Tal vez no a todos les guste esta definición de la antropología, pero yo afirmaría que abarca la mayor parte del trabajo que se considera típicamente «antropológico». Esta profundidad específicamente biográfica posee, claro está, una correlación espacial. Los espacios de la antropología son los que los agentes recorren en el curso de sus biografías, sean estrechos o, como ocurre con cada vez mayor frecuencia, anchos e, incluso, de alcance mundial. Además, se determina cierta visión de las relaciones sociales. Los antropólogos suelen observar las relaciones en un contexto «biográfico»; o sea, se consideran las relaciones como parte de una serie biográfica a la que se accede en distintas fases del ciclo vital. Las relaciones «sociológicas» son, por decirlo así, perennes o suprabiográficas, como la relación entre clases en el capitalismo, y la existente entre grupos o castas en las sociedades jerárquicas. Las relaciones «psicológicas», por otra parte, son infrabiográficas, con frecuencia no más que «encuentros» momentáneos, como, por ejemplo, en los entornos experimentales en que se solicita a los sujetos que interactúen entre sí y con el experimentador en formas que no tienen precedentes ni consecuencias biográficas. Las relaciones antropológicas son reales, poseen consecuencias biográficas y se articulan al «proyecto de vida» del agente.
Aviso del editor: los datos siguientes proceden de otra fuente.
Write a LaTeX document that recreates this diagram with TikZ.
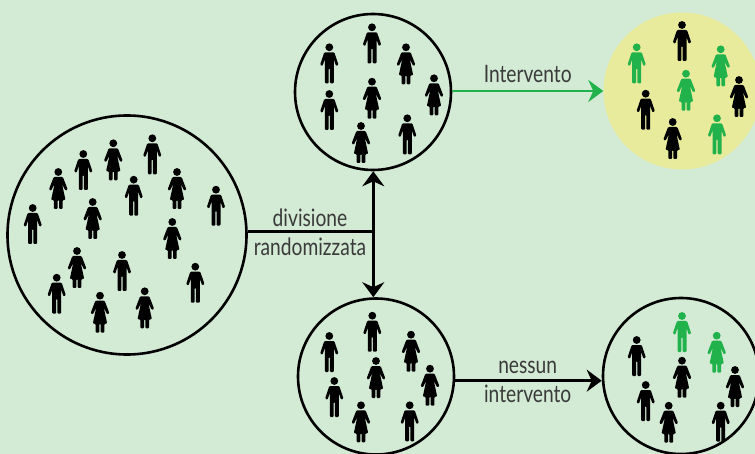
\documentclass[tikz,border=0pt]{standalone}
\usepackage{fontspec}
\setmainfont[FakeStretch=0.8]{Lato}
\usetikzlibrary{arrows.meta}
\definecolor{paper}{HTML}{D3EAD5}
\definecolor{lemon}{HTML}{E8EB9C}
\definecolor{treated}{HTML}{22B24C}
\definecolor{inkgray}{HTML}{3A3A3A}
\tikzset{
  crowd/.style={circle,draw=black,line width=2.6pt,inner sep=0pt,minimum size=156pt},
  link/.style={line width=2.8pt,-{Stealth[length=15pt,width=22pt,inset=5pt]}},
  lbl/.style={anchor=base,text=inkgray,inner sep=0pt,font=\fontsize{24}{28}\selectfont},
  man/.pic={
    \fill[pic actions] (0,0) circle[radius=3.9];
    \fill[pic actions,rounded corners=1pt] (-5,5)--(-9.2,17.5)--(-6.8,18.8)--(-4.5,12)--(-4.5,36)--(-0.6,36)--(-0.6,21)--(0.6,21)--(0.6,36)--(4.5,36)--(4.5,12)--(6.8,18.8)--(9.2,17.5)--(5,5)--cycle;
  },
  woman/.pic={
    \fill[pic actions] (0,0) circle[radius=3.9];
    \fill[pic actions,rounded corners=1pt] (-4.6,5)--(-9.4,17.5)--(-7.2,18.8)--(-3.8,12)--(-7.2,28)--(-4.4,28)--(-4.4,37)--(-0.7,37)--(-0.7,28)--(0.7,28)--(0.7,37)--(4.4,37)--(4.4,28)--(7.2,28)--(3.8,12)--(7.2,18.8)--(9.4,17.5)--(4.6,5)--cycle;
  }
}
\begin{document}
\begin{tikzpicture}[x=1pt,y=-1pt]
\path[use as bounding box,fill=paper] (0,0) rectangle (755,454);

\node[crowd,minimum size=239pt] (popolazione) at (127,235) {};
\node[crowd] (gruppoA) at (373,92) {};
\node[crowd] (gruppoB) at (376,376.5) {};
\node[circle,fill=lemon,inner sep=0pt,minimum size=157pt] (esitoA) at (682,91) {};
\node[crowd] (esitoB) at (681,376) {};

\coordinate (divisione) at (373.3,231.7);
\coordinate (livelloB) at (530,380.7);
\draw[line width=2.8pt] (popolazione.east |- divisione)--(divisione);
\draw[link] (divisione)--(gruppoA.south -| divisione);
\draw[link] (divisione)--(gruppoB.north -| divisione);
\draw[link,draw=treated,fill=treated] (gruppoA.east |- esitoA)--(esitoA.west);
\draw[link] (gruppoB.east |- livelloB)--(esitoB.west |- livelloB);

\node[lbl] (lblDiv) at (310,226.7) {divisione};
\node[lbl] (lblRand) at (310,255.3) {randomizzata};
\node[lbl] (lblInt) at (527.7,82.3) {Intervento};
\node[lbl] (lblNes) at (527.7,373.3) {nessun};
\node[lbl] (lblNint) at (527.7,402.7) {intervento};

% popolazione
\pic at (152.3,138.3) {man};
\pic at (83.3,154) {man};
\pic at (133.7,179.7) {man};
\pic at (216,189.7) {man};
\pic at (32.7,208) {man};
\pic at (122,255) {man};
\pic at (195.3,266.7) {man};
\pic at (56.7,277.7) {man};
\pic at (113.3,143.3) {woman};
\pic at (58.3,172) {woman};
\pic at (177,172) {woman};
\pic at (92.7,202) {woman};
\pic at (172.3,222) {woman};
\pic at (77,251) {woman};
\pic at (144.7,291.3) {woman};
\pic at (100,295.7) {woman};

% gruppo A
\pic at (372,27.3) {man};
\pic at (329.3,47.3) {man};
\pic at (329.3,94) {man};
\pic at (407.3,118.3) {man};
\pic at (406,47.3) {woman};
\pic at (434,78.3) {woman};
\pic at (372,81.7) {woman};
\pic at (361,126) {woman};

% gruppo B
\pic at (372.3,315.7) {man};
\pic at (329.3,336) {man};
\pic at (334.3,381) {man};
\pic at (409.7,405.3) {man};
\pic at (411,334.7) {woman};
\pic at (430,368.7) {woman};
\pic at (376,361) {woman};
\pic at (361,405.3) {woman};

% esito A
\pic at (682,25) {man};
\pic[fill=treated] at (636.7,47.3) {man};
\pic[fill=treated] at (720.7,49.3) {woman};
\pic[fill=treated] at (686,73.7) {woman};
\pic at (739,80) {woman};
\pic at (645.7,93.7) {man};
\pic at (672.7,122) {woman};
\pic[fill=treated] at (717,118.3) {man};

% esito B
\pic[fill=treated] at (682,316) {man};
\pic[fill=treated] at (716.7,335.7) {woman};
\pic at (636.7,340) {man};
\pic at (682,360.7) {woman};
\pic at (735,370) {woman};
\pic at (645.7,385) {man};
\pic at (668.7,405.7) {woman};
\pic at (720.7,405.7) {man};
\end{tikzpicture}
\end{document}
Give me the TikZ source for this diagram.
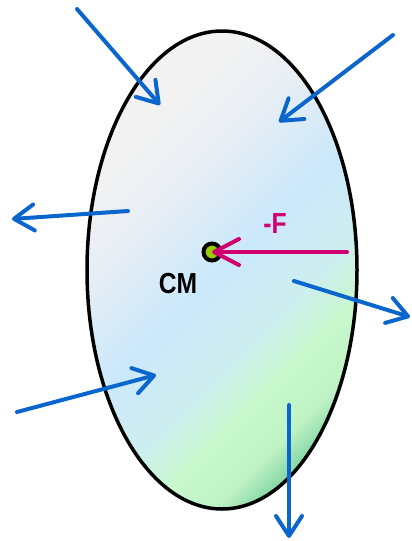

Si estas estipulaciones son correctas, entonces empieza a emerger la silueta característica de una «teoría antropológica». Esta se distingue en que típicamente trata las relaciones sociales, que, por su parte, ocupan un espacio biográfico. Sobre él se adquiere, transforma y transmite la cultura a través de varias etapas vitales. El estudio de las relaciones a lo largo de la vida –relaciones por las que se recibe y reproduce la cultura– y de los proyectos vitales que los agentes buscan realizar por medio de sus relaciones con los demás permite a los antropólogos llevar a cabo la tarea intelectual que tienen asignada: explicar por qué la gente actúa como actúa, aun si su conducta parece irracional, cruel, piadosa y desinteresada. El objetivo de la teoría antropológica es proporcionar explicaciones sobre la conducta en el contexto de las relaciones sociales. En consecuencia, la teoría antropológica del arte analiza la producción y circulación de los objetos de arte como una función de tal contexto relacional.